* start *

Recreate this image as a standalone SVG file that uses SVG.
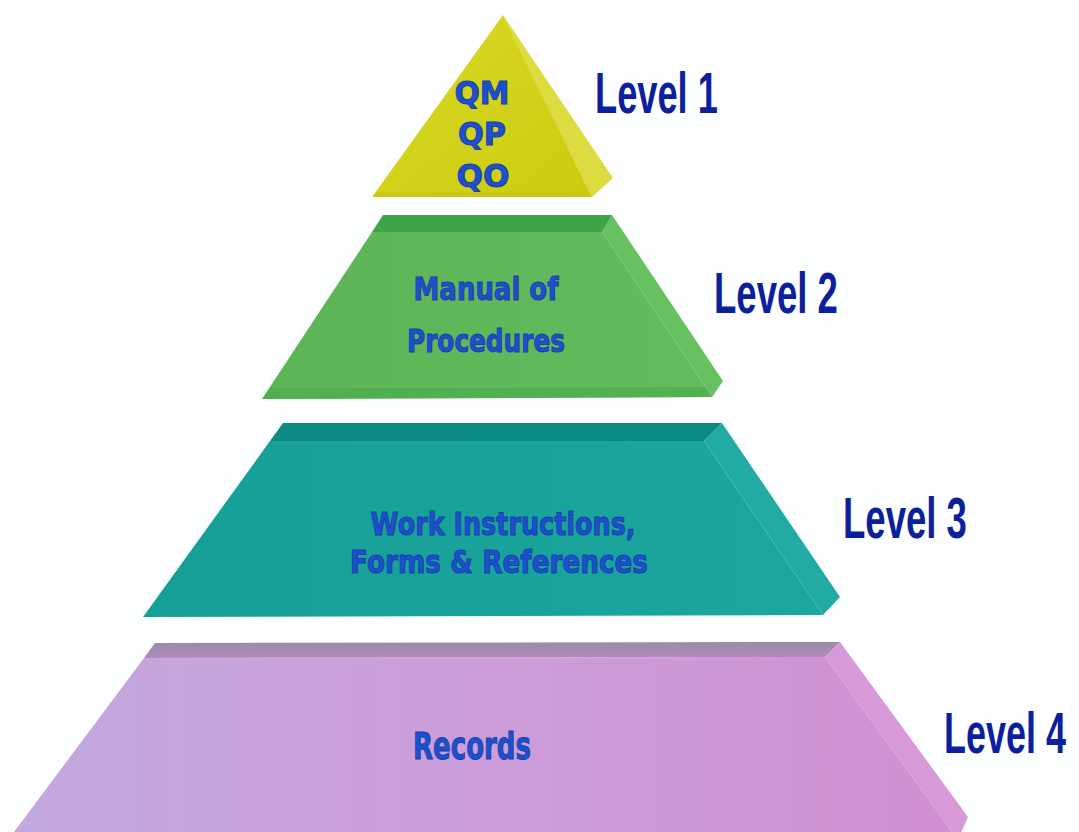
<svg xmlns="http://www.w3.org/2000/svg" width="1079" height="832" viewBox="0 0 1079 832">
  <defs>
    <linearGradient id="gYellow" x1="0" y1="0" x2="1" y2="1">
      <stop offset="0" stop-color="#dada26"/>
      <stop offset="1" stop-color="#cbcb10"/>
    </linearGradient>
    <linearGradient id="gGreen" x1="0" y1="0" x2="1" y2="0">
      <stop offset="0" stop-color="#5cb457"/>
      <stop offset="1" stop-color="#63bb5d"/>
    </linearGradient>
    <linearGradient id="gTeal" x1="0" y1="0" x2="1" y2="0">
      <stop offset="0" stop-color="#169f96"/>
      <stop offset="1" stop-color="#1ba79e"/>
    </linearGradient>
    <linearGradient id="gPink" x1="0" y1="0" x2="1" y2="0">
      <stop offset="0" stop-color="#c3a8e0"/>
      <stop offset="0.5" stop-color="#cc9dda"/>
      <stop offset="1" stop-color="#d08fd2"/>
    </linearGradient>
    <linearGradient id="gPinkTop" x1="0" y1="0" x2="0" y2="1">
      <stop offset="0" stop-color="#9c8aa8"/>
      <stop offset="1" stop-color="#b08cbc"/>
    </linearGradient>
  </defs>
  <style>
    .label { font-family: "DejaVu Sans", "Liberation Sans", sans-serif; font-weight: bold; font-size: 32px; fill: #1c50cc; stroke: #1840a8; stroke-width: 1; text-anchor: middle; }
    .big { font-size: 38px; }
    .level { font-family: "Liberation Sans", "DejaVu Sans", sans-serif; font-weight: bold; font-size: 58px; fill: #0c1f9c; }
  </style>

  <rect width="1079" height="832" fill="#fdfeff"/>

  <!-- Level 1: apex triangle -->
  <g id="level1">
    <polygon points="503,15 613,178 592,197" fill="#dcdc40"/>
    <polygon points="503,15 372,197 592,197" fill="url(#gYellow)"/>
    <polygon points="372,197 592,197 588,192 376,192" fill="#c4c410" opacity="0.6"/>
    <text class="label" x="482" y="104" textLength="55" lengthAdjust="spacingAndGlyphs">QM</text>
    <text class="label" x="482" y="145" textLength="48" lengthAdjust="spacingAndGlyphs">QP</text>
    <text class="label" x="483" y="187" textLength="53" lengthAdjust="spacingAndGlyphs">QO</text>
  </g>

  <!-- Level 2 block -->
  <g id="level2">
    <polygon points="612,215 723,381 712,397 602,232" fill="#68c160"/>
    <polygon points="372,232 602,232 712,397 262,399" fill="url(#gGreen)"/>
    <polygon points="383,215 612,215 602,232 372,232" fill="#3fa447"/>
    <polygon points="270,388 705,387 712,397 262,399" fill="#4fae4d" opacity="0.8"/>
    <text class="label" x="486" y="300" textLength="145" lengthAdjust="spacingAndGlyphs">Manual of</text>
    <text class="label" x="486" y="352" textLength="158" lengthAdjust="spacingAndGlyphs">Procedures</text>
  </g>

  <!-- Level 3 block -->
  <g id="level3">
    <polygon points="722,423 840,597 823,615 704,441" fill="#22aba5"/>
    <polygon points="270,441 704,441 823,615 143,617" fill="url(#gTeal)"/>
    <polygon points="283,423 722,423 704,441 270,441" fill="#0e8a85"/>
    <text class="label" x="503" y="535" textLength="265" lengthAdjust="spacingAndGlyphs">Work Instructions,</text>
    <text class="label" x="499" y="573" textLength="298" lengthAdjust="spacingAndGlyphs">Forms &amp; References</text>
  </g>

  <!-- Level 4 block (runs past the lower edge) -->
  <g id="level4">
    <polygon points="840,642 968,817 958,840 825,657" fill="#d899d8"/>
    <polygon points="144,658 825,657 958,840 8,840" fill="url(#gPink)"/>
    <polygon points="155,643 840,642 825,657 144,658" fill="url(#gPinkTop)"/>
    <text class="label big" x="472" y="759" textLength="118" lengthAdjust="spacingAndGlyphs">Records</text>
  </g>

  <!-- Level captions: condensed horizontally -->
  <g id="captions">
    <text class="level" transform="translate(595,113) scale(0.625,1)">Level 1</text>
    <text class="level" transform="translate(714,313) scale(0.63,1)">Level 2</text>
    <text class="level" transform="translate(843,538) scale(0.63,1)">Level 3</text>
    <text class="level" transform="translate(944,753) scale(0.62,1)">Level 4</text>
  </g>
</svg>
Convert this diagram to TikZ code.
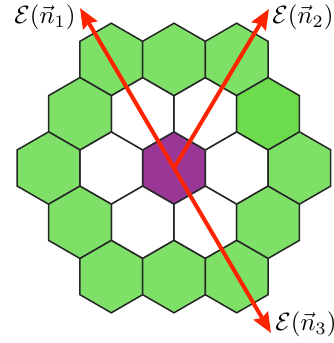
\documentclass[tikz,border=0pt]{standalone}
\usetikzlibrary{arrows.meta}
\definecolor{hexgreen}{RGB}{126,224,103}
\definecolor{hexdkgreen}{RGB}{108,219,78}
\definecolor{hexpurple}{RGB}{154,55,150}
\definecolor{arrred}{RGB}{255,36,0}
\tikzset{
  hexcell/.style={draw=black!85,line width=0.6pt,line join=miter},
  vecarrow/.style={draw=arrred,line width=1.6pt,-{Stealth[length=8pt,width=6.5pt,inset=1pt]}},
  lbl/.style={inner sep=0pt,font=\normalsize}
}
\newcommand{\hexat}[3]{%
  \path[hexcell,fill=#3] (#1,#2) ++(90:36.2) -- ++(210:36.2) -- ++(270:36.2) -- ++(330:36.2) -- ++(30:36.2) -- ++(90:36.2) -- cycle;}
\begin{document}
\begin{tikzpicture}[x=0.4pt,y=-0.4pt]
\useasboundingbox (0,0) rectangle (334,343);
\def\w{62.7}
\def\hR{54.3}
% center
\hexat{174}{168}{hexpurple}
% ring 1
\foreach \dx/\dy in {1/0,-1/0,0.5/1,-0.5/1,0.5/-1,-0.5/-1}{
  \hexat{174+\dx*\w}{168+\dy*\hR}{white}
}
% ring 2
\foreach \dx/\dy in {-1/-2,0/-2,1/-2,-1.5/-1,2/0,-2/0,1.5/1,-1.5/1,-1/2,0/2,1/2}{
  \hexat{174+\dx*\w}{168+\dy*\hR}{hexgreen}
}
\hexat{174+1.5*\w}{168-\hR}{hexdkgreen}
% arrows
\coordinate (c) at (174,168);
\coordinate (t1) at (80,8);
\coordinate (t2) at (269,9);
\coordinate (t3) at (271,333);
\draw[vecarrow] (c) -- (t1);
\draw[vecarrow] (c) -- (t2);
\draw[vecarrow] (c) -- (t3);
\node[lbl,anchor=east] (l1) at (76,17) {$\mathcal{E}(\vec{n}_1)$};
\node[lbl,anchor=west] (l2) at (272,17) {$\mathcal{E}(\vec{n}_2)$};
\node[lbl,anchor=west] (l3) at (275,324) {$\mathcal{E}(\vec{n}_3)$};
\end{tikzpicture}
\end{document}
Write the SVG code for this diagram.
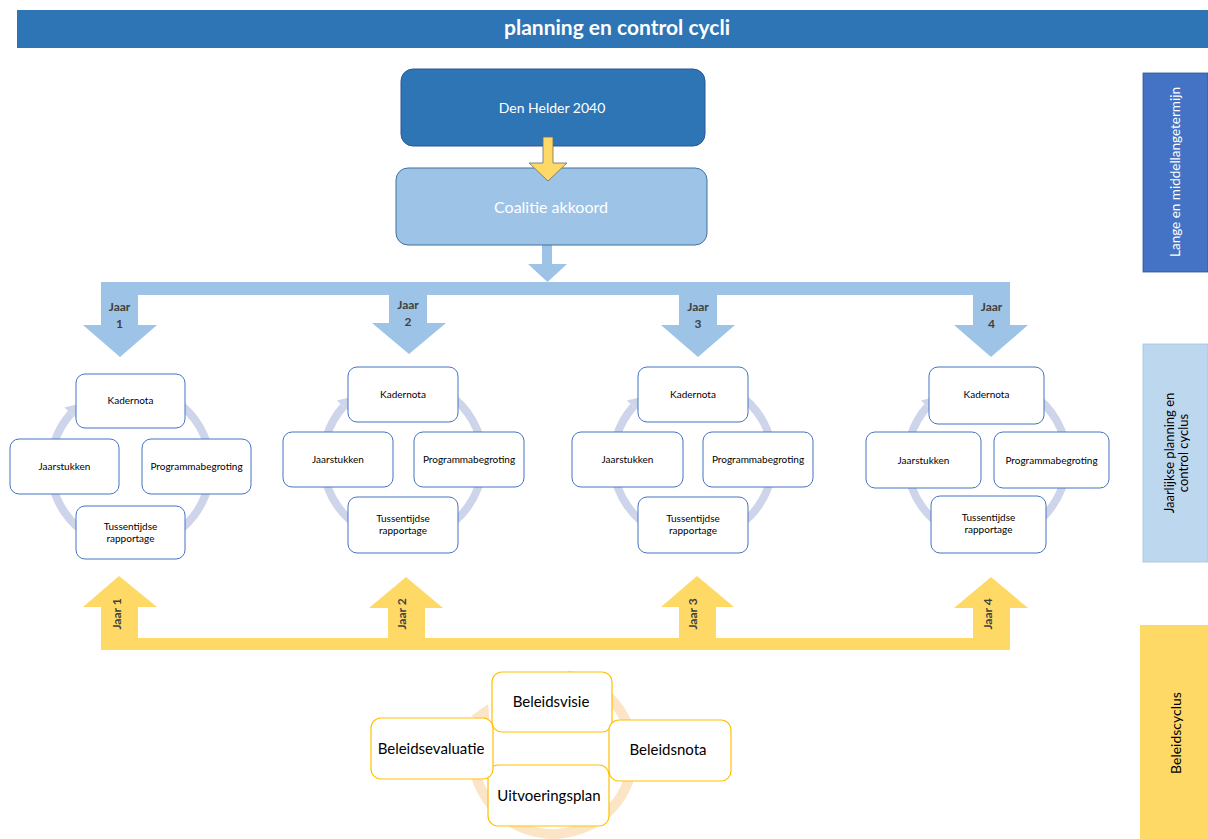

* end *

Search the data for "this". Copy every line that has it.

Recreate this image as a standalone SVG file that uses SVG.
Convert this diagram to TikZ code.
Write the SVG code for this diagram.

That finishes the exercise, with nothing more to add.